Aim of the task ▸ Reproduce, character for character, the lines below from the first through the one with "-0.19, 0.58, 0.94]". Leave pictures out.

Recorded data ▸
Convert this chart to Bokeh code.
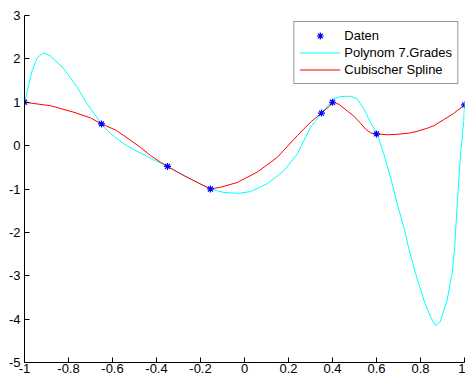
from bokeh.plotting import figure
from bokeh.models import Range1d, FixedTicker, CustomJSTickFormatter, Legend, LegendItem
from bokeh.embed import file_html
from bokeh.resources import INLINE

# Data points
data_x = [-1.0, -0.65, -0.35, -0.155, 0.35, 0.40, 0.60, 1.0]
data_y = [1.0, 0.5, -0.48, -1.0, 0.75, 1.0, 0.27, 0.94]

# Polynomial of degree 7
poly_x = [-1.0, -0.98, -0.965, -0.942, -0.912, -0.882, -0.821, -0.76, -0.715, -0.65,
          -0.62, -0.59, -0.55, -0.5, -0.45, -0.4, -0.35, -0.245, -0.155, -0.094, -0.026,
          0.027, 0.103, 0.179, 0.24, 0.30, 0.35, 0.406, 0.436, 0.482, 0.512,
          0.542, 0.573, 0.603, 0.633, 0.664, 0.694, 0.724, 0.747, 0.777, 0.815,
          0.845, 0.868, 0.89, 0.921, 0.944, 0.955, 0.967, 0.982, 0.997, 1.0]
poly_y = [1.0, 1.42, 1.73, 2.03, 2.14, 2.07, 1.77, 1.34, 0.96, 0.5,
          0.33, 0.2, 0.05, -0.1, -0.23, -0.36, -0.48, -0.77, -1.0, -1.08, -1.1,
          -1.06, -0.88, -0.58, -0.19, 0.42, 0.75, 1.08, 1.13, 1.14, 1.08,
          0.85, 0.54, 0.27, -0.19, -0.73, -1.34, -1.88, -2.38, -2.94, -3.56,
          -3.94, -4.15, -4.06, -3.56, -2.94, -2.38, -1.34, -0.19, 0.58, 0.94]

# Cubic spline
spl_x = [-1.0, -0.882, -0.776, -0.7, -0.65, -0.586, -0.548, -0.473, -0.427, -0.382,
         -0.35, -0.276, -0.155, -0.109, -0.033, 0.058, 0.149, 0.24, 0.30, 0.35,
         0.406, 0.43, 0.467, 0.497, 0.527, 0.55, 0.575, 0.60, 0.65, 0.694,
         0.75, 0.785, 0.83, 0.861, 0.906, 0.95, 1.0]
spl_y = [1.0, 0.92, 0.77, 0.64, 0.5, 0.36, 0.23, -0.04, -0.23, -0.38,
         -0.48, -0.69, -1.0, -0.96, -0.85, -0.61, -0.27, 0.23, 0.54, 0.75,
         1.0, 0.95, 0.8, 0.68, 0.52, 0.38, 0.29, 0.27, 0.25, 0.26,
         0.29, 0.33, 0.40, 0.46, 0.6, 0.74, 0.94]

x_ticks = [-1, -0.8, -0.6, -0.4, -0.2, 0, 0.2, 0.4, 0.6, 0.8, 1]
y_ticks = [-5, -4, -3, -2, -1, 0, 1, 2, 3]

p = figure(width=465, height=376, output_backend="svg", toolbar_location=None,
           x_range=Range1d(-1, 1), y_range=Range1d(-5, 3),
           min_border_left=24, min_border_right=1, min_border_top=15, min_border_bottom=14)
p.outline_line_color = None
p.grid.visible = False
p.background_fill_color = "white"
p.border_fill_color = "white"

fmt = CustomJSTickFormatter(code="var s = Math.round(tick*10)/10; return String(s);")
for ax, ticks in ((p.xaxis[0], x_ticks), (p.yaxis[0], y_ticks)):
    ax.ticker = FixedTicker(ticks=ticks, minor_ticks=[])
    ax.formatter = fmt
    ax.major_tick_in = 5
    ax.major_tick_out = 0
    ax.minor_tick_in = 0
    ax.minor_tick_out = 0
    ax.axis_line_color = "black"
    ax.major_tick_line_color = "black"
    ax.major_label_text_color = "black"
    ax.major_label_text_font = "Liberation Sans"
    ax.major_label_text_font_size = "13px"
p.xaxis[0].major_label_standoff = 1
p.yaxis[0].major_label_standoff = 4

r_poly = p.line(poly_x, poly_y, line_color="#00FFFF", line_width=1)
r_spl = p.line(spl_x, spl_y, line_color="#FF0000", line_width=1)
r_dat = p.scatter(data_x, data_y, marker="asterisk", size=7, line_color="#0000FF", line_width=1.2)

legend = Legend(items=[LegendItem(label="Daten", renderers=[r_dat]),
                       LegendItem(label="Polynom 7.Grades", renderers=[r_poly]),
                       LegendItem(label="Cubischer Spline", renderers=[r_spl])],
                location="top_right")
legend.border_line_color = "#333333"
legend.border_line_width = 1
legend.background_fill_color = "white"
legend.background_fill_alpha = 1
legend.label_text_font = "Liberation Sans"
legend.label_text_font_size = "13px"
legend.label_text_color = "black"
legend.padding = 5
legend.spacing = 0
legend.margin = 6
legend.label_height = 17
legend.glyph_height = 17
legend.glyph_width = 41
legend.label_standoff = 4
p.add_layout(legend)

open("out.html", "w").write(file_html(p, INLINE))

Written answer ▸
Convert this chart to Bokeh code.
from bokeh.plotting import figure
from bokeh.models import Range1d, FixedTicker, CustomJSTickFormatter, Legend, LegendItem
from bokeh.embed import file_html
from bokeh.resources import INLINE

# Data points
data_x = [-1.0, -0.65, -0.35, -0.155, 0.35, 0.40, 0.60, 1.0]
data_y = [1.0, 0.5, -0.48, -1.0, 0.75, 1.0, 0.27, 0.94]

# Polynomial of degree 7
poly_x = [-1.0, -0.98, -0.965, -0.942, -0.912, -0.882, -0.821, -0.76, -0.715, -0.65,
          -0.62, -0.59, -0.55, -0.5, -0.45, -0.4, -0.35, -0.245, -0.155, -0.094, -0.026,
          0.027, 0.103, 0.179, 0.24, 0.30, 0.35, 0.406, 0.436, 0.482, 0.512,
          0.542, 0.573, 0.603, 0.633, 0.664, 0.694, 0.724, 0.747, 0.777, 0.815,
          0.845, 0.868, 0.89, 0.921, 0.944, 0.955, 0.967, 0.982, 0.997, 1.0]
poly_y = [1.0, 1.42, 1.73, 2.03, 2.14, 2.07, 1.77, 1.34, 0.96, 0.5,
          0.33, 0.2, 0.05, -0.1, -0.23, -0.36, -0.48, -0.77, -1.0, -1.08, -1.1,
          -1.06, -0.88, -0.58, -0.19, 0.42, 0.75, 1.08, 1.13, 1.14, 1.08,
          0.85, 0.54, 0.27, -0.19, -0.73, -1.34, -1.88, -2.38, -2.94, -3.56,
          -3.94, -4.15, -4.06, -3.56, -2.94, -2.38, -1.34, -0.19, 0.58, 0.94]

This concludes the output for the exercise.